» **Task instructions**: Copy the data exactly as it appears, and do not include any pictures.

» **Data excerpt**:
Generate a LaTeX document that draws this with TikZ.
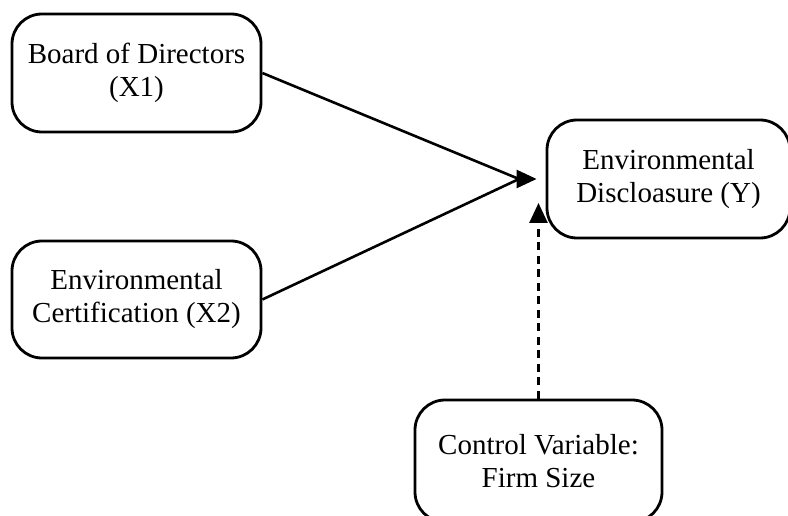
\documentclass[tikz,border=0pt]{standalone}
\usepackage{fontspec}
\setmainfont{Liberation Serif}
\usetikzlibrary{arrows.meta}
\begin{document}
\begin{tikzpicture}[x=1pt,y=-1pt,
  varbox/.style={draw=black, line width=2.8pt, rounded corners=30pt, align=center,
    font=\fontsize{29pt}{33pt}\selectfont, inner sep=0pt},
  link/.style={line width=2.6pt},
  dashlink/.style={line width=2.6pt, dash pattern=on 8pt off 5.5pt},
  tip/.style={-{Triangle[length=20pt,width=18pt]}}
]
\useasboundingbox (0,0) rectangle (788,516);
\clip (0,0) rectangle (788,516);
\node[varbox, minimum width=249pt, minimum height=118pt] (b1) at (136.5,73) {Board of Directors\\(X1)};
\node[varbox, minimum width=249pt, minimum height=117pt] (b2) at (136.5,299.5) {Environmental\\Certification (X2)};
\node[varbox, minimum width=243pt, minimum height=118pt] (y) at (668.5,179) {Environmental\\Discloasure (Y)};
\node[varbox, minimum width=247pt, minimum height=122pt] (c) at (538.5,461) {Control Variable:\\Firm Size};
\coordinate (join) at (519,179);
\coordinate (ctip) at (538.5,203);
\draw[link] (b1.east) -- (join);
\draw[link] (b2.east) -- (join);
\draw[link, tip] (join) -- ([xshift=-9pt]y.west);
\draw[dashlink, tip] (c.north) -- (ctip);
\end{tikzpicture}
\end{document}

» **Response to the task**:
Generate a LaTeX document that draws this with TikZ.
\documentclass[tikz,border=0pt]{standalone}
\usepackage{fontspec}
\setmainfont{Liberation Serif}
\usetikzlibrary{arrows.meta}
\begin{document}
\begin{tikzpicture}[x=1pt,y=-1pt,
  varbox/.style={draw=black, line width=2.8pt, rounded corners=30pt, align=center,
    font=\fontsize{29pt}{33pt}\selectfont, inner sep=0pt},
  link/.style={line width=2.6pt},
  dashlink/.style={line width=2.6pt, dash pattern=on 8pt off 5.5pt},
  tip/.style={-{Triangle[length=20pt,width=18pt]}}
]
\useasboundingbox (0,0) rectangle (788,516);
\clip (0,0) rectangle (788,516);
\node[varbox, minimum width=249pt, minimum height=118pt] (b1) at (136.5,73) {Board of Directors\\(X1)};
\node[varbox, minimum width=249pt, minimum height=117pt] (b2) at (136.5,299.5) {Environmental\\Certification (X2)};
\node[varbox, minimum width=243pt, minimum height=118pt] (y) at (668.5,179) {Environmental\\Discloasure (Y)};
\node[varbox, minimum width=247pt, minimum height=122pt] (c) at (538.5,461) {Control Variable:\\Firm Size};
\coordinate (join) at (519,179);
\coordinate (ctip) at (538.5,203);
\draw[link] (b1.east) -- (join);
\draw[link] (b2.east) -- (join);
\draw[link, tip] (join) -- ([xshift=-9pt]y.west);
\draw[dashlink, tip] (c.north) -- (ctip);
\end{tikzpicture}
\end{document}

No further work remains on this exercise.